§ **Do this**:
Set the lines down again exactly, first line through the line that contains "0.024, 0.012, 0.004, 0.0]", with no pictures.

§ **Information provided**:
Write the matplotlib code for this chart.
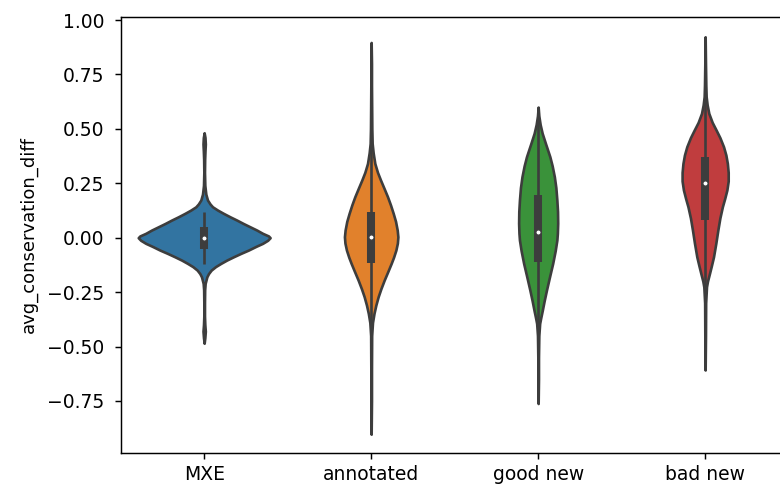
import numpy as np
import matplotlib
matplotlib.use("Agg")
import matplotlib.pyplot as plt

categories = ["MXE", "annotated", "good new", "bad new"]
colors = ["#3274a1", "#e1812c", "#3a923a", "#c03d3e"]
gray = "#3d3d3d"

# density outlines: value -> half width (category units)
mxe_y = [-0.485, -0.46, -0.43, -0.40, -0.36, -0.30, -0.24, -0.21, -0.18, -0.165, -0.149,
         -0.133, -0.118, -0.103, -0.088, -0.072, -0.057, -0.04, -0.026, -0.012, 0.0,
         0.008, 0.02, 0.035, 0.05, 0.065, 0.081, 0.096, 0.112, 0.127, 0.142, 0.155,
         0.173, 0.20, 0.24, 0.30, 0.36, 0.40, 0.43, 0.46, 0.482]
mxe_w = [0.0, 0.004, 0.007, 0.004, 0.002, 0.002, 0.003, 0.006, 0.016, 0.026, 0.042,
         0.068, 0.10, 0.135, 0.175, 0.22, 0.265, 0.31, 0.35, 0.38, 0.395,
         0.385, 0.35, 0.315, 0.275, 0.235, 0.195, 0.155, 0.115, 0.08, 0.05, 0.035,
         0.02, 0.01, 0.004, 0.002, 0.003, 0.005, 0.007, 0.005, 0.0]

ann_y = [-0.903, -0.75, -0.60, -0.45, -0.39, -0.348, -0.31, -0.271, -0.235, -0.195, -0.155,
         -0.118, -0.09, -0.057, -0.025, 0.004, 0.035, 0.075, 0.112, 0.15, 0.188, 0.225,
         0.265, 0.30, 0.341, 0.39, 0.433, 0.50, 0.60, 0.70, 0.80, 0.897]
ann_w = [0.0, 0.002, 0.002, 0.003, 0.008, 0.017, 0.028, 0.042, 0.058, 0.078, 0.10,
         0.12, 0.134, 0.148, 0.157, 0.16, 0.156, 0.146, 0.132, 0.116, 0.098, 0.078,
         0.056, 0.038, 0.022, 0.012, 0.006, 0.004, 0.003, 0.002, 0.002, 0.0]

good_y = [-0.762, -0.65, -0.55, -0.45, -0.394, -0.37, -0.333, -0.29, -0.24, -0.18, -0.118,
          -0.06, -0.011, 0.02, 0.066, 0.12, 0.173, 0.23, 0.28, 0.33, 0.372, 0.40, 0.43,
          0.48, 0.52, 0.56, 0.60]
good_w = [0.0, 0.002, 0.002, 0.004, 0.009, 0.015, 0.025, 0.036, 0.05, 0.068, 0.087,
          0.102, 0.112, 0.115, 0.117, 0.116, 0.112, 0.106, 0.097, 0.084, 0.07, 0.058, 0.045,
          0.024, 0.012, 0.004, 0.0]

bad_y = [-0.608, -0.45, -0.30, -0.226, -0.2, -0.164, -0.13, -0.088, -0.025, 0.035, 0.09,
         0.142, 0.18, 0.219, 0.26, 0.30, 0.341, 0.38, 0.418, 0.46, 0.494, 0.53, 0.571,
         0.61, 0.648, 0.70, 0.80, 0.923]
bad_w = [0.0, 0.002, 0.003, 0.008, 0.014, 0.026, 0.037, 0.05, 0.064, 0.076, 0.088,
         0.103, 0.117, 0.13, 0.138, 0.138, 0.133, 0.124, 0.11, 0.088, 0.066, 0.042, 0.022,
         0.012, 0.006, 0.004, 0.002, 0.0]

# inner box stats
q1 = [-0.05, -0.115, -0.11, 0.08]
medians = [0.0, 0.004, 0.028, 0.25]
q3 = [0.05, 0.12, 0.195, 0.37]
whisk_lo = [-0.12, -0.46, -0.57, -0.35]
whisk_hi = [0.12, 0.47, 0.6, 0.8]

outlines = [(mxe_y, mxe_w), (ann_y, ann_w), (good_y, good_w), (bad_y, bad_w)]

fig = plt.figure(figsize=(7.8, 4.88), dpi=100)
ax = fig.add_axes([0.1547, 0.0723, 0.8564, 0.8929])

positions = np.arange(len(categories))
stats = []
widths = []
for (ys, ws), med in zip(outlines, medians):
    ys = np.array(ys)
    ws = np.array(ws)
    stats.append(dict(coords=ys, vals=ws, mean=med, median=med, min=ys.min(), max=ys.max()))
    widths.append(2 * ws.max())

parts = ax.violin(stats, positions=positions, widths=widths,
                  showmeans=False, showextrema=False, showmedians=False)
for body, c in zip(parts["bodies"], colors):
    body.set_facecolor(c)
    body.set_edgecolor(gray)
    body.set_linewidth(1.9)
    body.set_alpha(1)
    body.set_joinstyle("round")

for i in range(len(categories)):
    ax.plot([i, i], [whisk_lo[i], whisk_hi[i]], color=gray, lw=1.9, solid_capstyle="butt", zorder=2)
    ax.plot([i, i], [q1[i], q3[i]], color=gray, lw=5.8, solid_capstyle="butt", zorder=2)
ax.scatter(positions, medians, s=15, color="white", edgecolor=gray, linewidth=1.0, zorder=3)

ax.set_xlim(-0.5, 3.5)
ax.set_ylim(-0.988, 1.014)
ax.set_yticks(np.arange(-0.75, 1.01, 0.25))
ax.set_xticks(positions)
ax.set_xticklabels(categories)
ax.set_ylabel("avg_conservation_diff", fontsize=13, labelpad=7)
ax.tick_params(labelsize=13.5, length=4.5, width=1.05)
ax.tick_params(axis="y", pad=7)
ax.tick_params(axis="x", pad=4.5)
for s in ax.spines.values():
    s.set_linewidth(1.05)

fig.savefig("out.png", dpi=100)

§ **Answer to the problem**:
Write the matplotlib code for this chart.
import numpy as np
import matplotlib
matplotlib.use("Agg")
import matplotlib.pyplot as plt

categories = ["MXE", "annotated", "good new", "bad new"]
colors = ["#3274a1", "#e1812c", "#3a923a", "#c03d3e"]
gray = "#3d3d3d"

# density outlines: value -> half width (category units)
mxe_y = [-0.485, -0.46, -0.43, -0.40, -0.36, -0.30, -0.24, -0.21, -0.18, -0.165, -0.149,
         -0.133, -0.118, -0.103, -0.088, -0.072, -0.057, -0.04, -0.026, -0.012, 0.0,
         0.008, 0.02, 0.035, 0.05, 0.065, 0.081, 0.096, 0.112, 0.127, 0.142, 0.155,
         0.173, 0.20, 0.24, 0.30, 0.36, 0.40, 0.43, 0.46, 0.482]
mxe_w = [0.0, 0.004, 0.007, 0.004, 0.002, 0.002, 0.003, 0.006, 0.016, 0.026, 0.042,
         0.068, 0.10, 0.135, 0.175, 0.22, 0.265, 0.31, 0.35, 0.38, 0.395,
         0.385, 0.35, 0.315, 0.275, 0.235, 0.195, 0.155, 0.115, 0.08, 0.05, 0.035,
         0.02, 0.01, 0.004, 0.002, 0.003, 0.005, 0.007, 0.005, 0.0]

ann_y = [-0.903, -0.75, -0.60, -0.45, -0.39, -0.348, -0.31, -0.271, -0.235, -0.195, -0.155,
         -0.118, -0.09, -0.057, -0.025, 0.004, 0.035, 0.075, 0.112, 0.15, 0.188, 0.225,
         0.265, 0.30, 0.341, 0.39, 0.433, 0.50, 0.60, 0.70, 0.80, 0.897]
ann_w = [0.0, 0.002, 0.002, 0.003, 0.008, 0.017, 0.028, 0.042, 0.058, 0.078, 0.10,
         0.12, 0.134, 0.148, 0.157, 0.16, 0.156, 0.146, 0.132, 0.116, 0.098, 0.078,
         0.056, 0.038, 0.022, 0.012, 0.006, 0.004, 0.003, 0.002, 0.002, 0.0]

good_y = [-0.762, -0.65, -0.55, -0.45, -0.394, -0.37, -0.333, -0.29, -0.24, -0.18, -0.118,
          -0.06, -0.011, 0.02, 0.066, 0.12, 0.173, 0.23, 0.28, 0.33, 0.372, 0.40, 0.43,
          0.48, 0.52, 0.56, 0.60]
good_w = [0.0, 0.002, 0.002, 0.004, 0.009, 0.015, 0.025, 0.036, 0.05, 0.068, 0.087,
          0.102, 0.112, 0.115, 0.117, 0.116, 0.112, 0.106, 0.097, 0.084, 0.07, 0.058, 0.045,
          0.024, 0.012, 0.004, 0.0]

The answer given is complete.